THIS OPINION HAS NO PRECEDENTIAL VALUE. IT SHOULD NOT BE CITED OR RELIED ON AS PRECEDENT IN ANY PROCEEDING EXCEPT AS PROVIDED BY RULE 239(d)(2), SCACR.
THE STATE OF SOUTH CAROLINA
In The Court of Appeals
Joseph N. Grate, Appellant,
Helen Bone, Respondent.
Appeal From Horry County
John L. Breeden, Circuit Court Judge
Unpublished Opinion No. 2004-UP-221
Submitted January 29, 2004 – Filed March 30, 2004
Joseph N. Grate, for Appellant.
Arrigo Paul Carotti, of Conway, for Respondent.
PER CURIAM: Joseph Grate filed a complaint against Helen Bone, a court
reporter, concerning a transcript for a hearing. Grate appeals from the circuit
court’s order dismissing his complaint. We affirm.
Grate sued Bone for failing to deliver a transcript to him, alleging Bone obstructed his access to due process, deprived him of speedy access to justice, obstructed justice, and concealed evidence.
Bone moved to dismiss the complaint on the grounds that the complaint failed to state facts sufficient to constitute a cause of action in that the complaint failed to allege that Grate paid Bone for the transcript. The court granted Bone’s motion.
STANDARD OF REVIEW
“In deciding whether the circuit court properly granted the motion to dismiss under Rule 12(b)(6), SCRCP, this court must consider whether the complaint, when viewed in the light most favorable to the plaintiff, states any valid claim for relief.” Slack v. James, 356 S.C. 479, 482, 589 S.E.2d 772, 773 (Ct. App. 2003). The circuit court should not grant a motion to dismiss if “facts alleged and inferences reasonably deducible therefrom would entitle the plaintiff to any relief on any theory of the case.” Gentry v. Yonce, 337 S.C. 1, 5, 522 S.E.2d 137, 139 (1999) (quoting Stiles v. Onorato, 318 S.C. 297, 300, 457 S.E.2d 601, 602 (1995)).
Grate argues the circuit court erred in granting Bone’s motion to dismiss. We disagree.
Grate’s complaint simply alleges that Grate requested a transcript from Bone and Bone failed to deliver the transcript to him.
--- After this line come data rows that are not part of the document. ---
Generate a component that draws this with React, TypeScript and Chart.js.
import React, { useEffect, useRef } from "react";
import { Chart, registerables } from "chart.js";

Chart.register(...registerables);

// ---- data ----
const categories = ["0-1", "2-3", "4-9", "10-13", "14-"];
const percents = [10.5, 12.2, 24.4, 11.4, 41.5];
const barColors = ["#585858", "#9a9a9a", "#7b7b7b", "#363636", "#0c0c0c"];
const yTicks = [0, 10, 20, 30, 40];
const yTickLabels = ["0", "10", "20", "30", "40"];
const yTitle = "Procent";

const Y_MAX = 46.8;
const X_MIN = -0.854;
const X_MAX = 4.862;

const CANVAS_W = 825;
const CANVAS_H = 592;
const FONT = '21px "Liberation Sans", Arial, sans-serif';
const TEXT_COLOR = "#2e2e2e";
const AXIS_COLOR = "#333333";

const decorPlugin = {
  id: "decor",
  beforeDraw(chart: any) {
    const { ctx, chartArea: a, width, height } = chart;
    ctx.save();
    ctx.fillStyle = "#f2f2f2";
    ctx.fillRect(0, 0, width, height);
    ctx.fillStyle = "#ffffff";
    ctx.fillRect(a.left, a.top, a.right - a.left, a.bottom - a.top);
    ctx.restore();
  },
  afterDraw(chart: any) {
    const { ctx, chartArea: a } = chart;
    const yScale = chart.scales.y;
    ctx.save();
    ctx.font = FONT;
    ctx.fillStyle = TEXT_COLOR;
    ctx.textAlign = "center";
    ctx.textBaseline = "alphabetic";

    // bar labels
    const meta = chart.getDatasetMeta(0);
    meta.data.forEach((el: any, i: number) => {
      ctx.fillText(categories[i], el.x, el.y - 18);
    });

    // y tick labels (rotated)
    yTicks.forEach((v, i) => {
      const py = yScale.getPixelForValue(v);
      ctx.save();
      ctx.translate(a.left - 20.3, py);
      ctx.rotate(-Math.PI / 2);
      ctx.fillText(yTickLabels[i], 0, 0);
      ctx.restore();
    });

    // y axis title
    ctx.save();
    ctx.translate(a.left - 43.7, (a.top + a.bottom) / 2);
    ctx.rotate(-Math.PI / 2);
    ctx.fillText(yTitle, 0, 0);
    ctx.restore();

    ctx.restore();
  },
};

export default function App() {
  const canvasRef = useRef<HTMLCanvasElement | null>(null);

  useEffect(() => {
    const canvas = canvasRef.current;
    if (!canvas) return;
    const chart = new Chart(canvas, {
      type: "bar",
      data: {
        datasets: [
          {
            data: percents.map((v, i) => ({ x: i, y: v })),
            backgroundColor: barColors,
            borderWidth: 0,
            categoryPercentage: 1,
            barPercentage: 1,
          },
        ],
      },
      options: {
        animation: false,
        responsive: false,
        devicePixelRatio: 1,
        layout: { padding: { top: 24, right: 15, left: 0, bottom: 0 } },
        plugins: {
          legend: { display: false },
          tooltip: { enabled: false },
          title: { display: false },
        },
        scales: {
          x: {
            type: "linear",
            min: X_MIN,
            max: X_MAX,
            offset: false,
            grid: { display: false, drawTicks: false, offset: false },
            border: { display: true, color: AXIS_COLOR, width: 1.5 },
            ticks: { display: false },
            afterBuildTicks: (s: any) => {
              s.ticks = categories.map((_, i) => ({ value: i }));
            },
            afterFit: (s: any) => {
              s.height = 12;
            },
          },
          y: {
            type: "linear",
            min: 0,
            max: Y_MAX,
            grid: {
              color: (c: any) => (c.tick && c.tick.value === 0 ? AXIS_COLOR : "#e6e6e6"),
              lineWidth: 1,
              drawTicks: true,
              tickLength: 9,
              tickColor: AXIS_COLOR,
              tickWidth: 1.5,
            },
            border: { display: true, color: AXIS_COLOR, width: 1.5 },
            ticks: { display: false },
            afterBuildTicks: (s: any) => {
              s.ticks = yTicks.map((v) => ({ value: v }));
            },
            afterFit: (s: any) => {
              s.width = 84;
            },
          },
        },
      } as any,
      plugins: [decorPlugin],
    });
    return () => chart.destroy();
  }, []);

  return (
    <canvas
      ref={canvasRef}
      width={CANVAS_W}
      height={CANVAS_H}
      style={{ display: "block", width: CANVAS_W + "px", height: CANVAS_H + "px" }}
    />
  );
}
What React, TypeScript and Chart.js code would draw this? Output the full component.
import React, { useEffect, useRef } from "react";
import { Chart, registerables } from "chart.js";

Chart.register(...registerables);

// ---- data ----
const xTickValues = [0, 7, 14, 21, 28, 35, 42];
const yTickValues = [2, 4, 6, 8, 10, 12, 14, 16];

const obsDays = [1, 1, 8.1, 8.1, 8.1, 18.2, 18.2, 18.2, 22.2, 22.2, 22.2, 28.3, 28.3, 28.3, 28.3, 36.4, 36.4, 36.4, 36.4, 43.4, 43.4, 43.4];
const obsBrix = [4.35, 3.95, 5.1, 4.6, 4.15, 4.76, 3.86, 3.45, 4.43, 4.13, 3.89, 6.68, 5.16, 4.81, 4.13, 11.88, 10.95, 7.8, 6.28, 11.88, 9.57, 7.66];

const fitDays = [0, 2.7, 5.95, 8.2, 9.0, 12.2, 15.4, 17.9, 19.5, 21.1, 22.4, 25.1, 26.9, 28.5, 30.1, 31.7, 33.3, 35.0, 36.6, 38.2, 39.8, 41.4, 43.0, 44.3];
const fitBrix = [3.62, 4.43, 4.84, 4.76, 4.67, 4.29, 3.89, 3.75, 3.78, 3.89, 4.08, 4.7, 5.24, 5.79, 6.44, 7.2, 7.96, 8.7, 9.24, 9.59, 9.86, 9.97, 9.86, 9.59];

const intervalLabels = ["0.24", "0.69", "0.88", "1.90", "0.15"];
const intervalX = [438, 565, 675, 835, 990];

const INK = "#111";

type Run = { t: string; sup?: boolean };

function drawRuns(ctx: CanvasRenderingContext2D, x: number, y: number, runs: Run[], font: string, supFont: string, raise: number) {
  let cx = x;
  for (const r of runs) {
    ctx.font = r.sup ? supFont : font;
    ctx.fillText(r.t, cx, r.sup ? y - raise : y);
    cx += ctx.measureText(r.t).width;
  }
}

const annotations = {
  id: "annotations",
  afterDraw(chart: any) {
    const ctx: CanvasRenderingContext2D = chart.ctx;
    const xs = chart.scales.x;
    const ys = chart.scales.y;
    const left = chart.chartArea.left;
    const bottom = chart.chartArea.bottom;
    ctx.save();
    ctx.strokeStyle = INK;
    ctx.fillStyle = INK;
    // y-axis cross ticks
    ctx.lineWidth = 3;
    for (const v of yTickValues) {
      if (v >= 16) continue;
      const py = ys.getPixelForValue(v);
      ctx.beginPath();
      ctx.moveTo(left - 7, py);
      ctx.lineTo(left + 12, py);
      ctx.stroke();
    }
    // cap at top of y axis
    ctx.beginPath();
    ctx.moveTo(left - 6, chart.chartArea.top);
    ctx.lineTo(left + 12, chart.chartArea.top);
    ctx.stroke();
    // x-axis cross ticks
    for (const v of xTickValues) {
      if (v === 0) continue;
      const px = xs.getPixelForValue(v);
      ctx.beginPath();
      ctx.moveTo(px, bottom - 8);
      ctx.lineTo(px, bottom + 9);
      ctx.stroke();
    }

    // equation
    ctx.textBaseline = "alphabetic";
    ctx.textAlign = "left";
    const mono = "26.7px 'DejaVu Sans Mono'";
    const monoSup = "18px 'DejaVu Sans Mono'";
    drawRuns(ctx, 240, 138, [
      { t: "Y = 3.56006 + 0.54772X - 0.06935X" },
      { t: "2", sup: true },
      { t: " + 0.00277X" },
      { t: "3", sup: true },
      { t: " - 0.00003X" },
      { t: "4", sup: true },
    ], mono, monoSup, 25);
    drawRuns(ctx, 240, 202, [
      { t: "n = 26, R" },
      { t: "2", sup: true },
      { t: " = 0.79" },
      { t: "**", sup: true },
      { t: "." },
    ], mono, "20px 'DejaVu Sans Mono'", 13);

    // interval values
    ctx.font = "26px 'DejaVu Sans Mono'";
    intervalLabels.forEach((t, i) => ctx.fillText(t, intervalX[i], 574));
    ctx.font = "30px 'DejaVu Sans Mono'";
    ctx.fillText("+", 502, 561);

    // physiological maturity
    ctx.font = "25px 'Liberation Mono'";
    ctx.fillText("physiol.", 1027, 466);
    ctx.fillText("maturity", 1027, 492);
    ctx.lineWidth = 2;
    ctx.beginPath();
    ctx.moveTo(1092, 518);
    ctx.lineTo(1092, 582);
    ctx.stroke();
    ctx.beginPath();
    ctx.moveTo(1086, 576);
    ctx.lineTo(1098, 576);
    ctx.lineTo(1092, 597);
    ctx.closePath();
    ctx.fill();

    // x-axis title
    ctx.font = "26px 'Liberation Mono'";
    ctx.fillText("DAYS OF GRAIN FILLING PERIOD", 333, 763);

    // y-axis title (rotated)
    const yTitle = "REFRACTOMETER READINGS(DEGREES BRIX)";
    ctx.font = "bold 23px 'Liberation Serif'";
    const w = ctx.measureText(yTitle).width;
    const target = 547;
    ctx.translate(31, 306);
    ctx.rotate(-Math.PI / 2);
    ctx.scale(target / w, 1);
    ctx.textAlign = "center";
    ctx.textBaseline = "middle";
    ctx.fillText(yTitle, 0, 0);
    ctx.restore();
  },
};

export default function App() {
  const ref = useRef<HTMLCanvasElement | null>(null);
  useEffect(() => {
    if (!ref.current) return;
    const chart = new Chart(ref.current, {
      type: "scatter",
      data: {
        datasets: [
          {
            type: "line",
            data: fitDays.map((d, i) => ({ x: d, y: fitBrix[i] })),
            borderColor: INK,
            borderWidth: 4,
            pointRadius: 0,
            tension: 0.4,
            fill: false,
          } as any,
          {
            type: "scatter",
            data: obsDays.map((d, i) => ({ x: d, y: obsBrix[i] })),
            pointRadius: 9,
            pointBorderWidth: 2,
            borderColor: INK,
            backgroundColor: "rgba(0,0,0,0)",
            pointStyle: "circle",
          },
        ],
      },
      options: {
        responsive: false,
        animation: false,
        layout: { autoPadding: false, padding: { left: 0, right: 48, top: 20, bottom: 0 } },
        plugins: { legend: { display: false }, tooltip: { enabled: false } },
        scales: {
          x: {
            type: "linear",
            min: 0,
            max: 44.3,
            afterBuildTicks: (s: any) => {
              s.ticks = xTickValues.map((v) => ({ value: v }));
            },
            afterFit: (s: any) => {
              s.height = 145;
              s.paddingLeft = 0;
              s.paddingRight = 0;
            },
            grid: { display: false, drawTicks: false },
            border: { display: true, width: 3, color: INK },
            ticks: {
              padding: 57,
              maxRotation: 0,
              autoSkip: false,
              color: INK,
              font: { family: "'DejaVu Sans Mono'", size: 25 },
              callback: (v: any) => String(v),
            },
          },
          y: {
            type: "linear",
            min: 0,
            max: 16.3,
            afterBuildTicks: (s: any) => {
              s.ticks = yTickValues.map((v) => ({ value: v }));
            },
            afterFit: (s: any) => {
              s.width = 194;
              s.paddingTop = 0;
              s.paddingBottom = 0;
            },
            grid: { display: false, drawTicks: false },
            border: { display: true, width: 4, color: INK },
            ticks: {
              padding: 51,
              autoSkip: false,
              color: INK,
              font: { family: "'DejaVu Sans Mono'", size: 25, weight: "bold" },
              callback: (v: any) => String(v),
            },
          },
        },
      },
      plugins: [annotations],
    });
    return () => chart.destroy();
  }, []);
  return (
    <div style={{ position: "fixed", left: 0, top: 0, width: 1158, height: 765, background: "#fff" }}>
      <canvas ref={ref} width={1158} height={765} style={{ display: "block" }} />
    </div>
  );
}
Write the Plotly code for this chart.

Her failure to provide a transcript when there has been no allegation of payment for the transcript does not entitle Grate to relief on any theory of the case.  Because Grate has failed to state facts sufficient to constitute any legally cognizable cause of action against Bone, the circuit court properly granted Bone’s motion to dismiss.
GOOLSBY, HOWARD, and KITTREDGE, JJ., concur.
 We decide this case without oral argument pursuant to Rule 215, SCACR.
 “Where a transcript of the proceeding must be prepared by the court reporter, appellant shall, within the time provided for ordering the transcript, make satisfactory arrangements (including agreement regarding payment for the transcript), in writing with the court reporter for furnishing the transcript.” Rule 207 SCACR.